* **What needs to be done**:
Starting at the first line of the listing below, repeat each line up to and including the one containing "W, H = 1180, 817". Leave out pictures.
----
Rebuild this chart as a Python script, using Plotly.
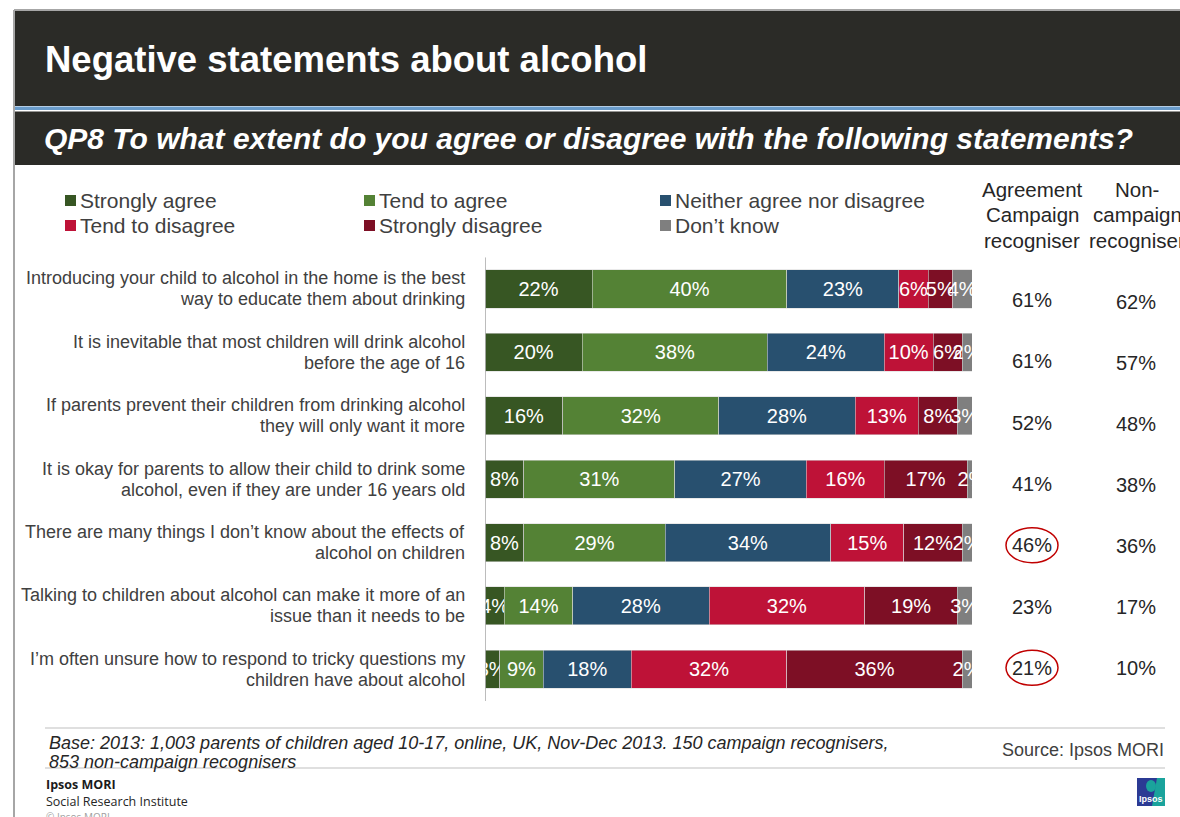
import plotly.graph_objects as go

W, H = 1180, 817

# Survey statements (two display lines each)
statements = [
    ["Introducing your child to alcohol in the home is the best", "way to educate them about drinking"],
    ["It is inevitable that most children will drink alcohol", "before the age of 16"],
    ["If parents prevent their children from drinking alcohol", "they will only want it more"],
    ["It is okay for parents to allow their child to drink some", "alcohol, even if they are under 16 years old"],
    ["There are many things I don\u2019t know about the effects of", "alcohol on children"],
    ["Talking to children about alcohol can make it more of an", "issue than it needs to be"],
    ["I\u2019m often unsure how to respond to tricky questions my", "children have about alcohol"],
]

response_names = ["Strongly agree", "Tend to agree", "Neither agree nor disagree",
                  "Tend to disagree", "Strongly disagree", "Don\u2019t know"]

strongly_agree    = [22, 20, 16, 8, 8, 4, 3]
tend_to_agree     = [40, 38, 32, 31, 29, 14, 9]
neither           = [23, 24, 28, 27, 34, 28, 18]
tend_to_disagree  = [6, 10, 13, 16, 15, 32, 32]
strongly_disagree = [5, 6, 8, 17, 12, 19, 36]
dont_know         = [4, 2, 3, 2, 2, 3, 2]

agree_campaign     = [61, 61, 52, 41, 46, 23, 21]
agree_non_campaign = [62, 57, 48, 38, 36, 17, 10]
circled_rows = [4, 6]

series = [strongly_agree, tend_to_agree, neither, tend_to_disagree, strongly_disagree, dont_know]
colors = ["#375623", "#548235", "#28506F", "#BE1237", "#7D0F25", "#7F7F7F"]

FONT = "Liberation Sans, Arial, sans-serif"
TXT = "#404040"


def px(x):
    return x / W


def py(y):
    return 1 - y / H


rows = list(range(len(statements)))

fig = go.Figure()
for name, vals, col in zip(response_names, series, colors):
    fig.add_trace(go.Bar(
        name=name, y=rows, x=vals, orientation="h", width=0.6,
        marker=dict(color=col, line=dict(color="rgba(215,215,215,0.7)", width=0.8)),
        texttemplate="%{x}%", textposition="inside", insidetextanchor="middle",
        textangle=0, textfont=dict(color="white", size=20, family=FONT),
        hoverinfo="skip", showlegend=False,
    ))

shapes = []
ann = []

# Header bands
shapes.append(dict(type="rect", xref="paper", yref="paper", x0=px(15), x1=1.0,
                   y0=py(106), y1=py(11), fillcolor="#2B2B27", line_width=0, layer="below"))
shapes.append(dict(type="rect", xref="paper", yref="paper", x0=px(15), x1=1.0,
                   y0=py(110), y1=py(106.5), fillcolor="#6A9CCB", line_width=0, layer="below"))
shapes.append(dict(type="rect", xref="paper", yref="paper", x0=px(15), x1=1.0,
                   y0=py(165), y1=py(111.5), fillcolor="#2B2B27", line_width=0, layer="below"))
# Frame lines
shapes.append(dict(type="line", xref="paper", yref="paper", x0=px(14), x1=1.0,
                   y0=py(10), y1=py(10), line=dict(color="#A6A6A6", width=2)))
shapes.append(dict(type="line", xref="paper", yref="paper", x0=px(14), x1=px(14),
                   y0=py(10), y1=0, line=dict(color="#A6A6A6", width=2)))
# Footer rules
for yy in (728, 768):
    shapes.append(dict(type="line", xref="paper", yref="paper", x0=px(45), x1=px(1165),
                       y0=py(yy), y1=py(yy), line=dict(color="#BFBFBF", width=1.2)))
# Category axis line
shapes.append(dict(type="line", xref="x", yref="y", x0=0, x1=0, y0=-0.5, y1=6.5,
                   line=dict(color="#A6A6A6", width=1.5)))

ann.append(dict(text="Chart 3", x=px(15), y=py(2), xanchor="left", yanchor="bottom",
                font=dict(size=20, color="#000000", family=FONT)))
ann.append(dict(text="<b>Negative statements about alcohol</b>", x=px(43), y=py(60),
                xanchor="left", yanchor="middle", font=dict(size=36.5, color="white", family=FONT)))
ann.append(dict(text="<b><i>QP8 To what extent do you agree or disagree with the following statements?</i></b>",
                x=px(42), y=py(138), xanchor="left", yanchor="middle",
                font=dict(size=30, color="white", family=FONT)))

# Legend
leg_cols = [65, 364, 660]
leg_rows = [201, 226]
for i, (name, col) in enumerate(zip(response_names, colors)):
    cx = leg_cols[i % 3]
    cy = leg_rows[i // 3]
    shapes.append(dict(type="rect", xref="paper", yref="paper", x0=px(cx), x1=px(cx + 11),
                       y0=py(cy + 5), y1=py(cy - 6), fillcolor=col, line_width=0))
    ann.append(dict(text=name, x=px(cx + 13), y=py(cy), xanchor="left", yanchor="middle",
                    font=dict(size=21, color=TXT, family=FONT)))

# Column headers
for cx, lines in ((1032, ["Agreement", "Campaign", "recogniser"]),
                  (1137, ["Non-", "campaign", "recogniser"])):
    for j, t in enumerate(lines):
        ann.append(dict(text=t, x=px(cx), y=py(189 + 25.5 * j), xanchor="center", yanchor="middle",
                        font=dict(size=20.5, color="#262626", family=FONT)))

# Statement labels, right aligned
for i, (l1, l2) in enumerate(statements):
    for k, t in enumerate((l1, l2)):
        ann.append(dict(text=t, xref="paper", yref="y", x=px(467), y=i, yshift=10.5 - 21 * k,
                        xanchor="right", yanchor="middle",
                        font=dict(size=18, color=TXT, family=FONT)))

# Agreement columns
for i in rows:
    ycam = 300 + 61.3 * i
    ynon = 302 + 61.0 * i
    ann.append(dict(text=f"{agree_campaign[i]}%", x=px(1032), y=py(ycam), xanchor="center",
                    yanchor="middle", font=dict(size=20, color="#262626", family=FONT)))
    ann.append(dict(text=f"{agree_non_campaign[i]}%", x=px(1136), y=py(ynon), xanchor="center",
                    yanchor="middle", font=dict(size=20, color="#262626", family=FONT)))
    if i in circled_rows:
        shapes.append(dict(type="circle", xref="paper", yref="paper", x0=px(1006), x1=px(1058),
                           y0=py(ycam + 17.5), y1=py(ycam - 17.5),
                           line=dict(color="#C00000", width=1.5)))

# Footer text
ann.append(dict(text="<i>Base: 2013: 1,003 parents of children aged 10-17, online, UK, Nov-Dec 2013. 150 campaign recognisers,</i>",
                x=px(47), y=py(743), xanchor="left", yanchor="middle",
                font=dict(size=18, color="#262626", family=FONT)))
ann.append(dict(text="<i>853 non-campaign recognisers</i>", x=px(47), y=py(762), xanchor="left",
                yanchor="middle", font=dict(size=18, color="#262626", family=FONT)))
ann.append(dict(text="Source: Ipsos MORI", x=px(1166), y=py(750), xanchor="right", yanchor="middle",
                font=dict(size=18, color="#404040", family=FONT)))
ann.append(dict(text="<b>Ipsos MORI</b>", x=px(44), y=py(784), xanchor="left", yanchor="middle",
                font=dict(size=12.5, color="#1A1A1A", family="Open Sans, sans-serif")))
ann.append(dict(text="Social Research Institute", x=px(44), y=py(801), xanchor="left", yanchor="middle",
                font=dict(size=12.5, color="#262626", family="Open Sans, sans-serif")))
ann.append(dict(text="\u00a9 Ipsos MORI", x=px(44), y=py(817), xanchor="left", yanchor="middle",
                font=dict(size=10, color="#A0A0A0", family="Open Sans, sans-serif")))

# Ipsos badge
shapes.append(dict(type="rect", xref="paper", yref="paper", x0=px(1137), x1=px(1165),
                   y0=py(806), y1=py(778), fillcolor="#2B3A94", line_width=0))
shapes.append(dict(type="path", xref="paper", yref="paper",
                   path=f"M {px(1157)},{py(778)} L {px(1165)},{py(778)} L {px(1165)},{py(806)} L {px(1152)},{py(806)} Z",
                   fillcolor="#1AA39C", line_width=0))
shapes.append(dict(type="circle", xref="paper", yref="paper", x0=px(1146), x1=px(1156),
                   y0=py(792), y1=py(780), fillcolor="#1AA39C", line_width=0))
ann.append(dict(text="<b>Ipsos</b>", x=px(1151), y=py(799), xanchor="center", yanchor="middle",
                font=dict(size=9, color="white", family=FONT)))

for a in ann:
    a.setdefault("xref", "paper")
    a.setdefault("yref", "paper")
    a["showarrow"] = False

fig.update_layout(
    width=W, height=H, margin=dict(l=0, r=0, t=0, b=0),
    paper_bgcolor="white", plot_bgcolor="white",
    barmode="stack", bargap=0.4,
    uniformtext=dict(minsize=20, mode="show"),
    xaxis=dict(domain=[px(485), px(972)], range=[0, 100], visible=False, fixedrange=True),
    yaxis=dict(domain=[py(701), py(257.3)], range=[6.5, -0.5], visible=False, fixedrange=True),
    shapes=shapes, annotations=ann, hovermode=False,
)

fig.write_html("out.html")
----
* **Task output**:
Rebuild this chart as a Python script, using Plotly.
import plotly.graph_objects as go

W, H = 1180, 817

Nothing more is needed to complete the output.